After a year of silence, the clicks, snaps, and pops of football helmets and pads have returned to the high school fields of Long Beach, thanks to plummeting COVID-19 numbers and swift action on the part of the city’s high school sports administrators. After a 2020 with no football games and months without real practices, Long Beach is just two weeks away from seeing its first football games, on March 12.
“We are ready, we have a great group of athletic directors and they’ve been doing a good job of prepping for this moment,” said Moore League secretary Lisa Ulmer, the Long Beach Unified School District’s point person on high school and middle school sports. Ulmer said her team’s prep work at each stage of the pandemic has prepared them to meet this moment.
“We’ve gotten together with each new change and re-done our schedules, so all of that work has helped us,” she said. “What we planned back in July is still valid now. It’s just now that we have ‘Oh my God, we can play!’”
It was a whirlwind week. Last Friday the California Department of Public Health changed its guidelines to allow outdoor sports to resume once a county’s case rate dropped to 14 per 100,000. It was assumed that would take a week or two, but instead Los Angeles County dropped to 12.3 just four day’s after the CDPH’s guidelines changed, starting a mad sprint to March 12.
“Helmets were passed out on Tuesday on the first day we were at that case rate, which means teams will have the option to play on the 12th,” said Ulmer. “Not all teams will, we have some teams that will choose to scrimmage or just have another week of practice.”
Three games on 3/12 loom large, though, with Long Beach Poly hosting Serra on its campus field, Millikan facing Los Alamitos, and Lakewood facing St.
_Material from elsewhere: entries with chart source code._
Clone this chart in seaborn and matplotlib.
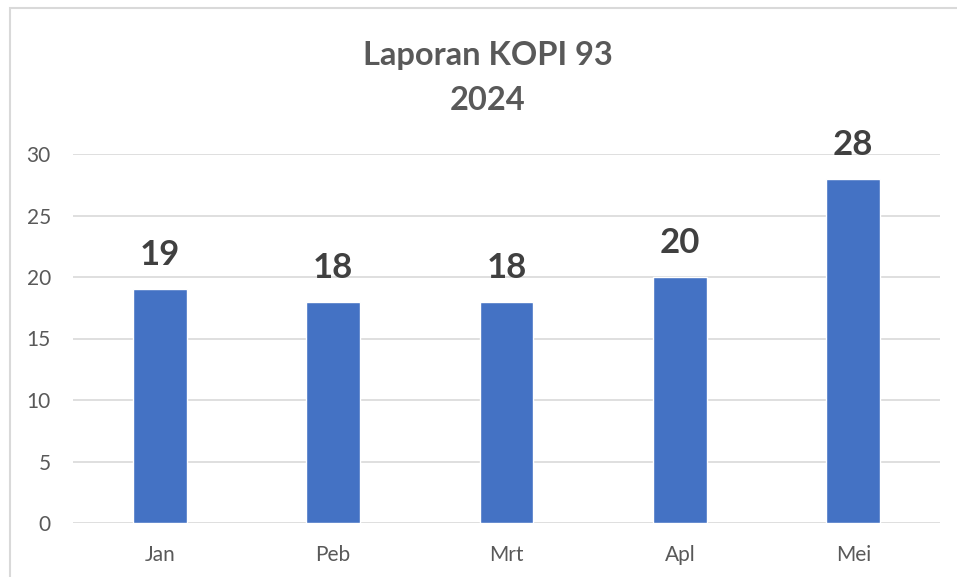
import matplotlib
matplotlib.use('Agg')
import matplotlib.pyplot as plt
import seaborn as sns
import pandas as pd
from matplotlib.patches import Rectangle

months = ['Jan', 'Peb', 'Mrt', 'Apl', 'Mei']
values = [19, 18, 18, 20, 28]
yticks = [0, 5, 10, 15, 20, 25, 30]

df = pd.DataFrame({'bulan': months, 'jumlah': values})

sns.set_theme(style='white')
plt.rcParams['font.family'] = ['Lato', 'DejaVu Sans']

fig = plt.figure(figsize=(9.57, 5.77), dpi=100)
ax = fig.add_axes([73 / 957, 1 - 523 / 577, (940 - 73) / 957, (523 - 154) / 577])

sns.barplot(data=df, x='bulan', y='jumlah', color='#4472c4', width=0.31,
            saturation=1, ax=ax, zorder=3)

ax.set_ylim(0, 30)
ax.set_xlim(-0.5, len(months) - 0.5)
ax.set_yticks(yticks)
ax.yaxis.grid(True, color='#d9d9d9', linewidth=1.2, zorder=0)
ax.xaxis.grid(False)
for s in ax.spines.values():
    s.set_visible(False)
ax.tick_params(axis='y', length=0, pad=16, labelsize=15, labelcolor='#595959')
ax.tick_params(axis='x', length=0, pad=16, labelsize=15, labelcolor='#595959')
ax.set_xlabel('')
ax.set_ylabel('')

ax.bar_label(ax.containers[0], labels=[str(v) for v in values], padding=13,
             fontsize=25, fontweight='bold', color='#404040')

fig.text(488 / 957, 1 - 55 / 577, 'Laporan KOPI 93', ha='center', va='center',
         fontsize=23.5, fontweight='bold', color='#595959')
fig.text(488 / 957, 1 - 100 / 577, '2024', ha='center', va='center',
         fontsize=23.5, fontweight='bold', color='#595959')

# chart frame
fig.patches.append(Rectangle((10 / 957, -0.1), 1.2, 1 - 8 / 577 + 0.1,
                             transform=fig.transFigure, fill=False,
                             edgecolor='#d9d9d9', linewidth=1.5))

fig.savefig('out.png', dpi=100)
plt.close()
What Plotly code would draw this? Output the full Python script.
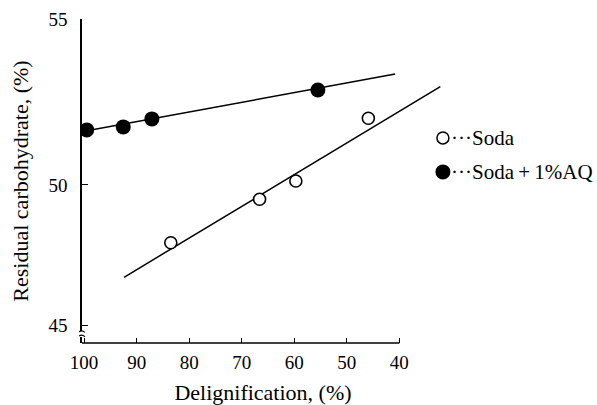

Anthony. After that first week, the Moore League will place a five-game schedule from March 19 through April 16/17, the last week competition is allowed to occur for football in the 2020-21 school year.
Not every team will be able to play, however, as Cabrillo decided that between a lack of players and other issues getting kids medically cleared to play, the Jaguars will sit this season out.
St. Anthony, a private school not in the Moore League, will join the city’s publics in returning to play.
“We’re looking forward to it, we really are,” said Saints coach Mario Morales. “To get us back on this fun train again to watch athletics and watch high school kids compete and bring our community back together.”
Games in Long Beach will take place Friday and Saturdays and while the general public will not be allowed to come watch, a limited number of players’ parents or close family members will. There were some other hurdles for Ulmer and the city’s athletic directors, including construction occurring at half of the Moore League schools currently planning on playing this season. Lakewood, Compton, and Millikan’s fields are either under construction or not ready yet, with plans put in place long ago to do construction during an offseason that has suddenly become a season.
“Lakewood and Compton cannot have any home games, and Millikan’s lights aren’t ready yet so they can’t play Friday nights, they’ll host games Saturday at noon until they’re ready,” said Ulmer. “Other than that, we’re ready to go–I took the word ‘Draft’ off the Moore League football schedule.”